WHAT THE TASK ASKS
Transcribe each line of the material as it is, and drop any picture.

MATERIAL
========

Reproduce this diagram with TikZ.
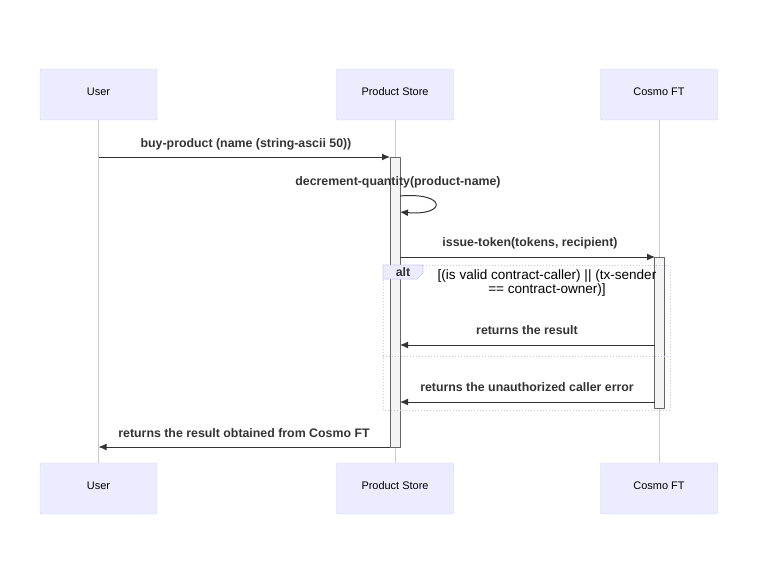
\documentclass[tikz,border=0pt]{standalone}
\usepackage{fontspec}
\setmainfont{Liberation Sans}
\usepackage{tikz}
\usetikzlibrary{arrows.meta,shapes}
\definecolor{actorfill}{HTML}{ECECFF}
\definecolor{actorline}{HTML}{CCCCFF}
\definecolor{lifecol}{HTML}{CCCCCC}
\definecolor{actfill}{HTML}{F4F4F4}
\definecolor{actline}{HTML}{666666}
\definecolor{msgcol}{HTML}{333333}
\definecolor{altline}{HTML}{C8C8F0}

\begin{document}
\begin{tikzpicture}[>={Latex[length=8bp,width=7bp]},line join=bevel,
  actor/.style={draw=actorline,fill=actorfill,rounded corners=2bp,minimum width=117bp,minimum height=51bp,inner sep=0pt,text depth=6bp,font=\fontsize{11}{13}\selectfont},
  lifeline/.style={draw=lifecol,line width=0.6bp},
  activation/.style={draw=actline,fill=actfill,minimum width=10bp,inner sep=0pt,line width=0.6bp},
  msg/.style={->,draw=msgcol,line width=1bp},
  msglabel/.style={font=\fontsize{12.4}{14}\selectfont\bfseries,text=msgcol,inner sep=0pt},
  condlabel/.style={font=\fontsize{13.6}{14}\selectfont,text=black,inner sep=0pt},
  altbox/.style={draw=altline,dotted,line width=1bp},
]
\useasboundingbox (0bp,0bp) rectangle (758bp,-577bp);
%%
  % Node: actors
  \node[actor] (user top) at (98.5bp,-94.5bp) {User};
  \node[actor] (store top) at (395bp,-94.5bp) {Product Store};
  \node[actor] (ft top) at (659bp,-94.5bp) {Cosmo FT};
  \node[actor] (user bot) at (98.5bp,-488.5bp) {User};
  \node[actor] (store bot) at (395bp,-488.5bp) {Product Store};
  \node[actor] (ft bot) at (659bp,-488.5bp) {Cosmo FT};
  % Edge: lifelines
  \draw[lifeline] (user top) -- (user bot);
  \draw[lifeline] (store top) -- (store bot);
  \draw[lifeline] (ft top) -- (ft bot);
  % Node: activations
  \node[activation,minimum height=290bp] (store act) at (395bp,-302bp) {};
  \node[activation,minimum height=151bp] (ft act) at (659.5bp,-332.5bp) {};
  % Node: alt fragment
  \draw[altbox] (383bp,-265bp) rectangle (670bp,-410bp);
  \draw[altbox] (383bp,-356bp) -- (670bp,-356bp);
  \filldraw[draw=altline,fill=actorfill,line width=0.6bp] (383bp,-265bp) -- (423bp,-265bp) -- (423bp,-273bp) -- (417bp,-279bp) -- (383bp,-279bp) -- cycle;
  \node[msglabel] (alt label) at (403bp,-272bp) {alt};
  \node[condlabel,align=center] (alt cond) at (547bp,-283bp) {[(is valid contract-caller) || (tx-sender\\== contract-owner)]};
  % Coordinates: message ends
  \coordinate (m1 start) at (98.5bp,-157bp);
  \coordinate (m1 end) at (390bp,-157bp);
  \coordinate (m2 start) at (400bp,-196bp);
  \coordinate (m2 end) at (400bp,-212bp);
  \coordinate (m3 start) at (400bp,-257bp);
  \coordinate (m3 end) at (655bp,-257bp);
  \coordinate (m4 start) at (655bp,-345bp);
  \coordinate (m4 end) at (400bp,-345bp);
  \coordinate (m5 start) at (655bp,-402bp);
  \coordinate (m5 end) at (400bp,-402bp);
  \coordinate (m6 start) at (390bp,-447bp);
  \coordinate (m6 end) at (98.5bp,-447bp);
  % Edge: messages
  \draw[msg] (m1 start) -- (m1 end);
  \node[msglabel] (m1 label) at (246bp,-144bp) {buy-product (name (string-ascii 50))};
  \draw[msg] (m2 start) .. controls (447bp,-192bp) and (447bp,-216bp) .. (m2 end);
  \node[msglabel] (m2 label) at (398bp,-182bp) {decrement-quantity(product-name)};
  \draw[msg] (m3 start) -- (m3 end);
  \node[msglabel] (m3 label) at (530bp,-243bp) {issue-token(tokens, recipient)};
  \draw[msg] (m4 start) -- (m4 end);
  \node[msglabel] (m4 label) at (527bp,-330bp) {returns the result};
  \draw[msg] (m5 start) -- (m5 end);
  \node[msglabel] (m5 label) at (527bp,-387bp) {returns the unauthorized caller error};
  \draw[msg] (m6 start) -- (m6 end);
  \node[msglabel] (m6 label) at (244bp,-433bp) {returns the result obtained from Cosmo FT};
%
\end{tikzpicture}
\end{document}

========

TASK ANSWER
Reproduce this diagram with TikZ.
\documentclass[tikz,border=0pt]{standalone}
\usepackage{fontspec}
\setmainfont{Liberation Sans}
\usepackage{tikz}
\usetikzlibrary{arrows.meta,shapes}
\definecolor{actorfill}{HTML}{ECECFF}
\definecolor{actorline}{HTML}{CCCCFF}
\definecolor{lifecol}{HTML}{CCCCCC}
\definecolor{actfill}{HTML}{F4F4F4}
\definecolor{actline}{HTML}{666666}
\definecolor{msgcol}{HTML}{333333}
\definecolor{altline}{HTML}{C8C8F0}

\begin{document}
\begin{tikzpicture}[>={Latex[length=8bp,width=7bp]},line join=bevel,
  actor/.style={draw=actorline,fill=actorfill,rounded corners=2bp,minimum width=117bp,minimum height=51bp,inner sep=0pt,text depth=6bp,font=\fontsize{11}{13}\selectfont},
  lifeline/.style={draw=lifecol,line width=0.6bp},
  activation/.style={draw=actline,fill=actfill,minimum width=10bp,inner sep=0pt,line width=0.6bp},
  msg/.style={->,draw=msgcol,line width=1bp},
  msglabel/.style={font=\fontsize{12.4}{14}\selectfont\bfseries,text=msgcol,inner sep=0pt},
  condlabel/.style={font=\fontsize{13.6}{14}\selectfont,text=black,inner sep=0pt},
  altbox/.style={draw=altline,dotted,line width=1bp},
]
\useasboundingbox (0bp,0bp) rectangle (758bp,-577bp);
%%
  % Node: actors
  \node[actor] (user top) at (98.5bp,-94.5bp) {User};
  \node[actor] (store top) at (395bp,-94.5bp) {Product Store};
  \node[actor] (ft top) at (659bp,-94.5bp) {Cosmo FT};
  \node[actor] (user bot) at (98.5bp,-488.5bp) {User};
  \node[actor] (store bot) at (395bp,-488.5bp) {Product Store};
  \node[actor] (ft bot) at (659bp,-488.5bp) {Cosmo FT};
  % Edge: lifelines
  \draw[lifeline] (user top) -- (user bot);
  \draw[lifeline] (store top) -- (store bot);
  \draw[lifeline] (ft top) -- (ft bot);
  % Node: activations
  \node[activation,minimum height=290bp] (store act) at (395bp,-302bp) {};
  \node[activation,minimum height=151bp] (ft act) at (659.5bp,-332.5bp) {};
  % Node: alt fragment
  \draw[altbox] (383bp,-265bp) rectangle (670bp,-410bp);
  \draw[altbox] (383bp,-356bp) -- (670bp,-356bp);
  \filldraw[draw=altline,fill=actorfill,line width=0.6bp] (383bp,-265bp) -- (423bp,-265bp) -- (423bp,-273bp) -- (417bp,-279bp) -- (383bp,-279bp) -- cycle;
  \node[msglabel] (alt label) at (403bp,-272bp) {alt};
  \node[condlabel,align=center] (alt cond) at (547bp,-283bp) {[(is valid contract-caller) || (tx-sender\\== contract-owner)]};
  % Coordinates: message ends
  \coordinate (m1 start) at (98.5bp,-157bp);
  \coordinate (m1 end) at (390bp,-157bp);
  \coordinate (m2 start) at (400bp,-196bp);
  \coordinate (m2 end) at (400bp,-212bp);
  \coordinate (m3 start) at (400bp,-257bp);
  \coordinate (m3 end) at (655bp,-257bp);
  \coordinate (m4 start) at (655bp,-345bp);
  \coordinate (m4 end) at (400bp,-345bp);
  \coordinate (m5 start) at (655bp,-402bp);
  \coordinate (m5 end) at (400bp,-402bp);
  \coordinate (m6 start) at (390bp,-447bp);
  \coordinate (m6 end) at (98.5bp,-447bp);
  % Edge: messages
  \draw[msg] (m1 start) -- (m1 end);
  \node[msglabel] (m1 label) at (246bp,-144bp) {buy-product (name (string-ascii 50))};
  \draw[msg] (m2 start) .. controls (447bp,-192bp) and (447bp,-216bp) .. (m2 end);
  \node[msglabel] (m2 label) at (398bp,-182bp) {decrement-quantity(product-name)};
  \draw[msg] (m3 start) -- (m3 end);
  \node[msglabel] (m3 label) at (530bp,-243bp) {issue-token(tokens, recipient)};
  \draw[msg] (m4 start) -- (m4 end);
  \node[msglabel] (m4 label) at (527bp,-330bp) {returns the result};
  \draw[msg] (m5 start) -- (m5 end);
  \node[msglabel] (m5 label) at (527bp,-387bp) {returns the unauthorized caller error};
  \draw[msg] (m6 start) -- (m6 end);
  \node[msglabel] (m6 label) at (244bp,-433bp) {returns the result obtained from Cosmo FT};
%
\end{tikzpicture}
\end{document}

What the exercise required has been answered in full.